Chemical Biology of Plant Compound Biosynthesis: a systems biology approach to biosynthetic pathways
This research programme focuses on characterizing and reconstructing biosynthetic pathways of secondary plant metabolites. The complexity of these pathways forces us to take an integrative, systems biology approach to fine tune the pathway and reach an optimal result. We use reverse engineering of existing pathways to develop an understanding of how plants optimize expression pathways.
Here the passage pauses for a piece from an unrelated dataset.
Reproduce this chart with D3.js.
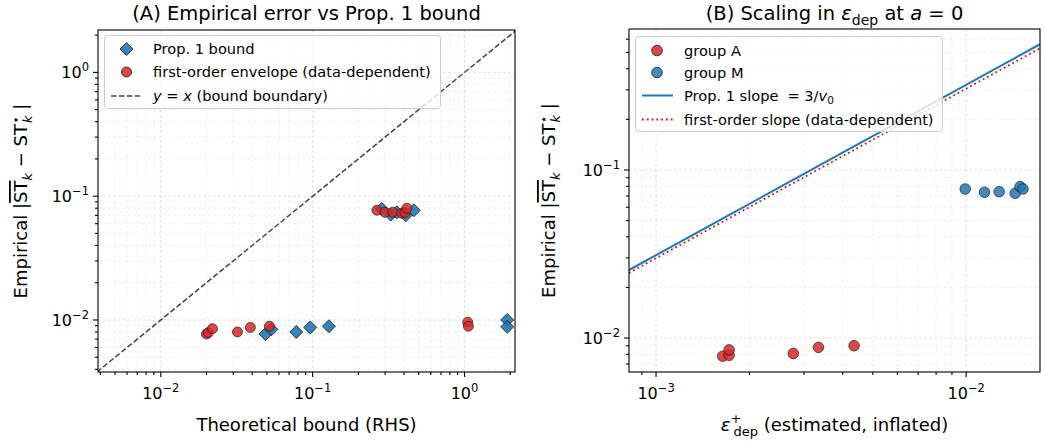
<!DOCTYPE html>
<html>
<head>
<meta charset="utf-8">
<script src="https://cdn.jsdelivr.net/npm/d3@7"></script>
<style>
  body { margin: 0; background: white; }
  text { font-family: "DejaVu Sans", sans-serif; fill: #000; }
</style>
</head>
<body>
<script>
// ---- data ----
// panel A: theoretical bound (x) vs empirical error (y)
var boundX = [0.0489, 0.0535, 0.078, 0.0964, 0.128, 1.91, 1.91, 0.285, 0.327, 0.358, 0.41, 0.464];
var boundY = [0.0077, 0.0084, 0.0080, 0.0087, 0.0089, 0.0100, 0.0088, 0.079, 0.071, 0.074, 0.070, 0.077];
var envX = [0.0200, 0.0205, 0.0219, 0.0320, 0.0389, 0.0519, 1.05, 1.06, 0.265, 0.299, 0.337, 0.386, 0.405, 0.417];
var envY = [0.0077, 0.0079, 0.0085, 0.0080, 0.0087, 0.0089, 0.0096, 0.0089, 0.0770, 0.0742, 0.0742, 0.0729, 0.0737, 0.0800];
var diagX = [0.0038, 2.2];

// panel B: eps_dep^+ (x) vs empirical error (y)
var groupAX = [0.00164, 0.00172, 0.00172, 0.00277, 0.00334, 0.00435];
var groupAY = [0.0078, 0.0079, 0.0085, 0.0081, 0.0088, 0.0090];
var groupMX = [0.00993, 0.01146, 0.01277, 0.01439, 0.01492, 0.01524];
var groupMY = [0.0771, 0.0737, 0.0743, 0.0727, 0.0796, 0.0771];
var slopeX = [0.000818, 0.0173];
var propSlopeY = [0.0254, 0.56];
var firstSlopeY = [0.0244, 0.53];

var RED = "#d62728", BLUE = "#1f77b4";

var svg = d3.select("body").append("svg")
  .attr("width", 1045)
  .attr("height", 444);

// write a math-ish label from segments {t, off, size, italic, over, dx}
function mathText(sel, segs, baseSize) {
  var prev = 0;
  segs.forEach(function (s) {
    var off = s.off || 0;
    var ts = sel.append("tspan")
      .text(s.t)
      .attr("dy", off - prev)
      .style("font-size", (s.size || baseSize) + "px");
    if (s.dx) ts.attr("dx", s.dx);
    if (s.italic) ts.style("font-style", "italic");
    if (s.over) ts.style("text-decoration", "overline");
    prev = off;
  });
}

function powLabel(sel, v) {
  var e = Math.round(Math.log10(v));
  mathText(sel, [
    {t: "10"},
    {t: (e < 0 ? "\u2212" : "") + Math.abs(e), off: -7, size: 11.5}
  ], 16);
}

function isMajor(v) {
  var l = Math.log10(v);
  return Math.abs(l - Math.round(l)) < 1e-9;
}

function makePanel(p) {
  var x = d3.scaleLog().domain(p.xd).range([p.left, p.right]);
  var y = d3.scaleLog().domain(p.yd).range([p.bottom, p.top]);
  var g = svg.append("g");

  var xt = x.ticks(), yt = y.ticks();
  var xMaj = xt.filter(isMajor), xMin = xt.filter(function (v) { return !isMajor(v); });
  var yMaj = yt.filter(isMajor), yMin = yt.filter(function (v) { return !isMajor(v); });

  // grid
  var grid = g.append("g").attr("fill", "none").attr("stroke-dasharray", "3,2");
  grid.selectAll(".gxm").data(xMin).enter().append("line")
    .attr("x1", x).attr("x2", x).attr("y1", p.top).attr("y2", p.bottom)
    .attr("stroke", "#b0b0b0").attr("stroke-opacity", 0.3).attr("stroke-width", 0.6);
  grid.selectAll(".gym").data(yMin).enter().append("line")
    .attr("y1", y).attr("y2", y).attr("x1", p.left).attr("x2", p.right)
    .attr("stroke", "#b0b0b0").attr("stroke-opacity", 0.3).attr("stroke-width", 0.6);
  grid.selectAll(".gxM").data(xMaj).enter().append("line")
    .attr("x1", x).attr("x2", x).attr("y1", p.top).attr("y2", p.bottom)
    .attr("stroke", "#b0b0b0").attr("stroke-opacity", 0.45).attr("stroke-width", 0.8);
  grid.selectAll(".gyM").data(yMaj).enter().append("line")
    .attr("y1", y).attr("y2", y).attr("x1", p.left).attr("x2", p.right)
    .attr("stroke", "#b0b0b0").attr("stroke-opacity", 0.45).attr("stroke-width", 0.8);

  var clipId = "clip" + p.name;
  svg.append("clipPath").attr("id", clipId).append("rect")
    .attr("x", p.left).attr("y", p.top)
    .attr("width", p.right - p.left).attr("height", p.bottom - p.top);
  var plot = g.append("g").attr("clip-path", "url(#" + clipId + ")");

  // ticks
  var ax = g.append("g").attr("stroke", "#000").attr("stroke-width", 1.1);
  ax.selectAll(".tx").data(xt).enter().append("line")
    .attr("x1", x).attr("x2", x).attr("y1", p.bottom)
    .attr("y2", function (d) { return p.bottom + (isMajor(d) ? 5 : 3); });
  ax.selectAll(".ty").data(yt).enter().append("line")
    .attr("y1", y).attr("y2", y).attr("x1", p.left)
    .attr("x2", function (d) { return p.left - (isMajor(d) ? 5 : 3); });

  xMaj.forEach(function (v) {
    var t = g.append("text").attr("x", x(v)).attr("y", p.bottom + 27)
      .attr("text-anchor", "middle");
    powLabel(t, v);
  });
  yMaj.forEach(function (v) {
    var t = g.append("text").attr("x", p.left - 9).attr("y", y(v) + 6)
      .attr("text-anchor", "end");
    powLabel(t, v);
  });

  g.append("rect")
    .attr("x", p.left).attr("y", p.top)
    .attr("width", p.right - p.left).attr("height", p.bottom - p.top)
    .attr("fill", "none").attr("stroke", "#000").attr("stroke-width", 1.1);

  // y label
  var yl = g.append("text")
    .attr("transform", "translate(" + p.ylx + "," + ((p.top + p.bottom) / 2) + ") rotate(-90)")
    .attr("text-anchor", "middle");
  mathText(yl, [
    {t: "Empirical |"},
    {t: "ST", over: true},
    {t: "k", off: 5, size: 13, italic: true},
    {t: " \u2212 ST", off: 0},
    {t: "\u22c6", off: -7, size: 13},
    {t: "k", off: 5, size: 13, italic: true, dx: -7},
    {t: " |", off: 0}
  ], 18);

  return {x: x, y: y, g: g, plot: plot};
}

function diamond(sel, s) {
  sel.attr("d", "M0," + (-s) + "L" + s + ",0L0," + s + "L" + (-s) + ",0Z");
}

// ---------------- panel A ----------------
var A = makePanel({
  name: "A", left: 98, right: 515, top: 30, bottom: 372,
  xd: [0.00386, 2.15], yd: [0.0038, 2.2], ylx: 27
});

A.plot.append("path")
  .datum(diagX)
  .attr("d", d3.line().x(function (d) { return A.x(d); }).y(function (d) { return A.y(d); }))
  .attr("stroke", "#444").attr("stroke-width", 1.5).attr("stroke-dasharray", "5.5,2.4")
  .attr("fill", "none");

A.plot.selectAll(".bd").data(boundX).enter().append("path")
  .call(diamond, 6.5)
  .attr("transform", function (d, i) { return "translate(" + A.x(d) + "," + A.y(boundY[i]) + ")"; })
  .attr("fill", BLUE).attr("fill-opacity", 0.9)
  .attr("stroke", "#1a1a1a").attr("stroke-width", 0.8);

A.plot.selectAll(".en").data(envX).enter().append("circle")
  .attr("cx", function (d) { return A.x(d); })
  .attr("cy", function (d, i) { return A.y(envY[i]); })
  .attr("r", 5)
  .attr("fill", RED).attr("fill-opacity", 0.85)
  .attr("stroke", "#1a1a1a").attr("stroke-opacity", 0.85).attr("stroke-width", 0.8);

svg.append("text").attr("x", 306.5).attr("y", 20).attr("text-anchor", "middle")
  .style("font-size", "19.5px").text("(A) Empirical error vs Prop. 1 bound");
svg.append("text").attr("x", 306.5).attr("y", 431).attr("text-anchor", "middle")
  .style("font-size", "18px").text("Theoretical bound (RHS)");

// legend A
var legA = svg.append("g");
legA.append("rect").attr("x", 104.5).attr("y", 35.5).attr("width", 336).attr("height", 73)
  .attr("rx", 3).attr("fill", "white").attr("fill-opacity", 0.8)
  .attr("stroke", "#cccccc").attr("stroke-width", 1);
legA.append("path").call(diamond, 6.5)
  .attr("transform", "translate(126.5,49)")
  .attr("fill", BLUE).attr("fill-opacity", 0.9).attr("stroke", "#1a1a1a").attr("stroke-width", 0.8);
legA.append("circle").attr("cx", 126.5).attr("cy", 72).attr("r", 5)
  .attr("fill", RED).attr("fill-opacity", 0.85).attr("stroke", "#1a1a1a").attr("stroke-width", 0.8);
legA.append("line").attr("x1", 111).attr("x2", 140).attr("y1", 96).attr("y2", 96)
  .attr("stroke", "#444").attr("stroke-width", 1.5).attr("stroke-dasharray", "5.5,2.4");
legA.append("text").attr("x", 153).attr("y", 54).style("font-size", "14.6px").text("Prop. 1 bound");
legA.append("text").attr("x", 153).attr("y", 77).style("font-size", "14.6px")
  .text("first-order envelope (data-dependent)");
var lt = legA.append("text").attr("x", 153).attr("y", 101);
mathText(lt, [
  {t: "y", italic: true},
  {t: " = "},
  {t: "x", italic: true},
  {t: " (bound boundary)"}
], 14.6);

// ---------------- panel B ----------------
var B = makePanel({
  name: "B", left: 629, right: 1040, top: 29, bottom: 372,
  xd: [0.000818, 0.0173], yd: [0.00628, 0.69], ylx: 555
});

var lineB = d3.line().x(function (d) { return B.x(d[0]); }).y(function (d) { return B.y(d[1]); });
B.plot.append("path")
  .datum(d3.zip(slopeX, propSlopeY))
  .attr("d", lineB)
  .attr("stroke", BLUE).attr("stroke-width", 2).attr("fill", "none");
B.plot.append("path")
  .datum(d3.zip(slopeX, firstSlopeY))
  .attr("d", lineB)
  .attr("stroke", "#e01010").attr("stroke-width", 1.8).attr("stroke-dasharray", "1.8,3")
  .attr("fill", "none");

B.plot.selectAll(".ga").data(groupAX).enter().append("circle")
  .attr("cx", function (d) { return B.x(d); })
  .attr("cy", function (d, i) { return B.y(groupAY[i]); })
  .attr("r", 5.3)
  .attr("fill", RED).attr("fill-opacity", 0.85)
  .attr("stroke", "#1a1a1a").attr("stroke-opacity", 0.85).attr("stroke-width", 0.8);
B.plot.selectAll(".gm").data(groupMX).enter().append("circle")
  .attr("cx", function (d) { return B.x(d); })
  .attr("cy", function (d, i) { return B.y(groupMY[i]); })
  .attr("r", 5.3)
  .attr("fill", BLUE).attr("fill-opacity", 0.85)
  .attr("stroke", "#1a1a1a").attr("stroke-opacity", 0.85).attr("stroke-width", 0.8);

var tB = svg.append("text").attr("x", 834.5).attr("y", 20).attr("text-anchor", "middle");
mathText(tB, [
  {t: "(B) Scaling in "},
  {t: "\u03b5", italic: true},
  {t: "dep", off: 5, size: 14},
  {t: " at ", off: 0},
  {t: "a", italic: true},
  {t: " = 0"}
], 19.5);

var xlB = svg.append("text").attr("x", 834.5).attr("y", 431).attr("text-anchor", "middle");
mathText(xlB, [
  {t: "\u03b5", italic: true},
  {t: "+", off: -8, size: 13},
  {t: "dep", off: 5, size: 13, dx: -8},
  {t: " (estimated, inflated)", off: 0}
], 18);

// legend B
var legB = svg.append("g");
legB.append("rect").attr("x", 635.5).attr("y", 36.5).attr("width", 307).attr("height", 95)
  .attr("rx", 3).attr("fill", "white").attr("fill-opacity", 0.8)
  .attr("stroke", "#cccccc").attr("stroke-width", 1);
legB.append("circle").attr("cx", 657).attr("cy", 50.5).attr("r", 5.3)
  .attr("fill", RED).attr("fill-opacity", 0.85).attr("stroke", "#1a1a1a").attr("stroke-width", 0.8);
legB.append("circle").attr("cx", 657).attr("cy", 72.5).attr("r", 5.3)
  .attr("fill", BLUE).attr("fill-opacity", 0.85).attr("stroke", "#1a1a1a").attr("stroke-width", 0.8);
legB.append("line").attr("x1", 642).attr("x2", 673).attr("y1", 95.5).attr("y2", 95.5)
  .attr("stroke", BLUE).attr("stroke-width", 2);
legB.append("line").attr("x1", 642).attr("x2", 673).attr("y1", 119.5).attr("y2", 119.5)
  .attr("stroke", "#e01010").attr("stroke-width", 1.8).attr("stroke-dasharray", "1.8,3");
legB.append("text").attr("x", 684).attr("y", 55.5).style("font-size", "14.6px").text("group A");
legB.append("text").attr("x", 684).attr("y", 77.5).style("font-size", "14.6px").text("group M");
var lp = legB.append("text").attr("x", 684).attr("y", 100.5);
mathText(lp, [
  {t: "Prop. 1 slope"},
  {t: "= 3/", dx: 9},
  {t: "v", italic: true},
  {t: "0", off: 3, size: 10.5}
], 14.6);
legB.append("text").attr("x", 684).attr("y", 124.5).style("font-size", "14.6px")
  .text("first-order slope (data-dependent)");
</script>
</body>
</html>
Our main topics focus on metabolite induced insect resistance in plants by studying metabolic pathways leading to the production of insecticidal terpenoid and octadecanoid derivatives. For this purpose we study the plants Tanacetum cinerariaefolium (pyrethrum) and Persicaria hydropiper for the production of pyrethrins and polygodial. We carry out deep sequencing of ESTs from the relevant tissues producing these compounds and utilize various techniques such as RNAi in the host plant, heterologous expression in microbial hosts and overexpression in Arabidopsis, maize, tomato, pepper and chrysanthemum to characterize the genes found. A variety of analytical GC-MS and LC-MS tools are available to characterize the metabolite profile and to identify novel compounds. Insect assays with thrips and whitefly are regularly carried out to establish the effects of the changed metabolite profile on the insects.
The final aim is synthetic biology: the ability to achieve controlled expression of a specific secondary metabolite in a plant host making use of systems biology tools.